Kevin Brown
Chartered Architect
Kevin is an architect with 30 years' experience and has been involved in a raft of award-winning buildings and projects. Trained at the Newcastle University School of Architecture he went on to become a practitioner and tutor and has taught students for the past 20 years. Kevin has worked on a diverse range of projects from designing the Crypt for the Bishop of Sheffield through to work on the footbridge and associated buildings for the World Student Games in Sheffield, and a new visitor centre and experience for the Tower of London. He has twice exhibited work at the prestigious Royal Academy Summer Exhibition. Kevin is the visionary behind a number of iconic buildings including: The Place, Sunderland; House on the Lake, a PPS7 Development; and The Snake House, a house televised on Channel 4's Grand Designs.
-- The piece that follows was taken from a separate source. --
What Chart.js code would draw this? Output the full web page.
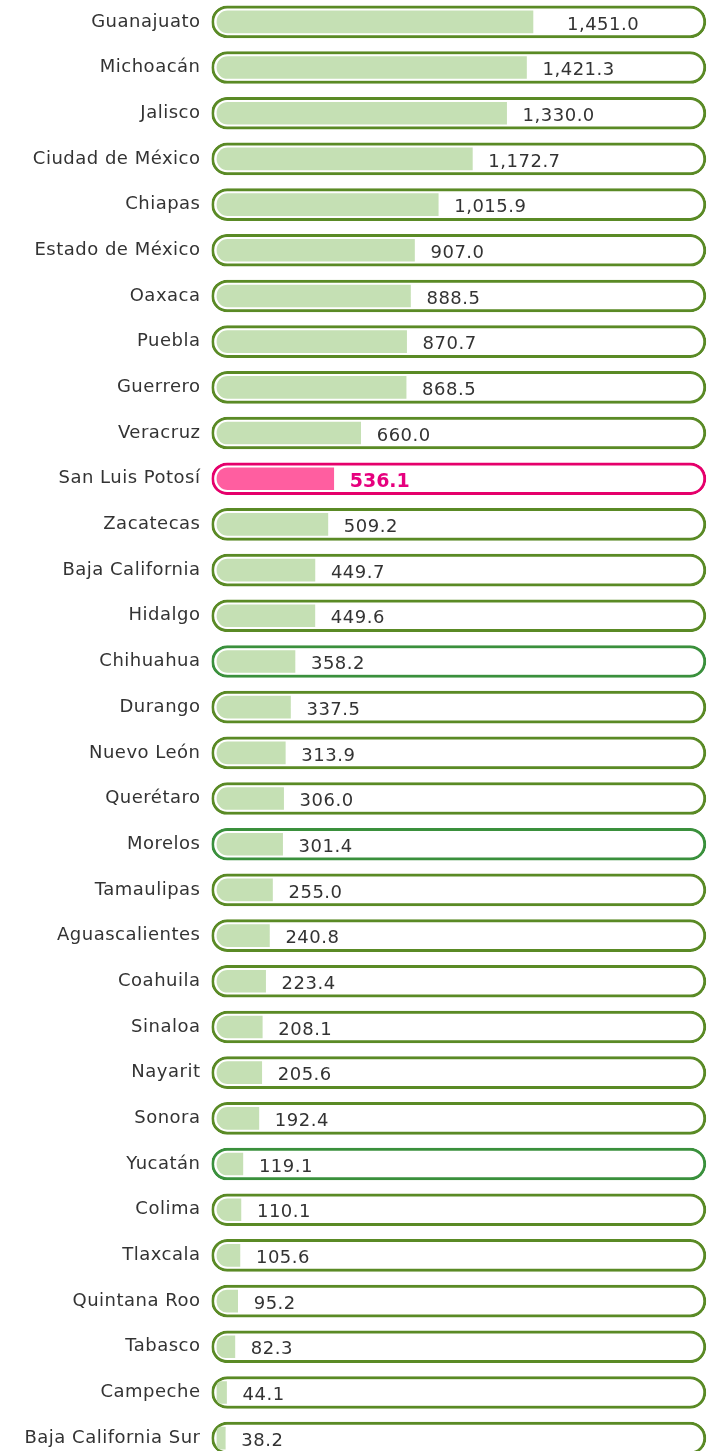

Kevin's chosen Design Thesis at the University of Newcastle in 1988 was the design of a Cistercian Monastery and Retreat on Coquet Island some 20 miles to the south of Lindisfarne, an island with similar characteristics to Lindisfarne in that it too was a religious centre in the Middle Ages. The design was well ahead of its time in producing a sustainable community on the island with: wind power, its own food resources, bio energy and use of local natural materials. The scheme-was exhibited at the RIBA Silver Medal Exhibition in London in 1989. Additionally, the inspiration for the use of the island is acknowledged in the Coquet Island guidebook, "Coquet Island, Northumberland" by Paul G Morrison and Tony Rylance.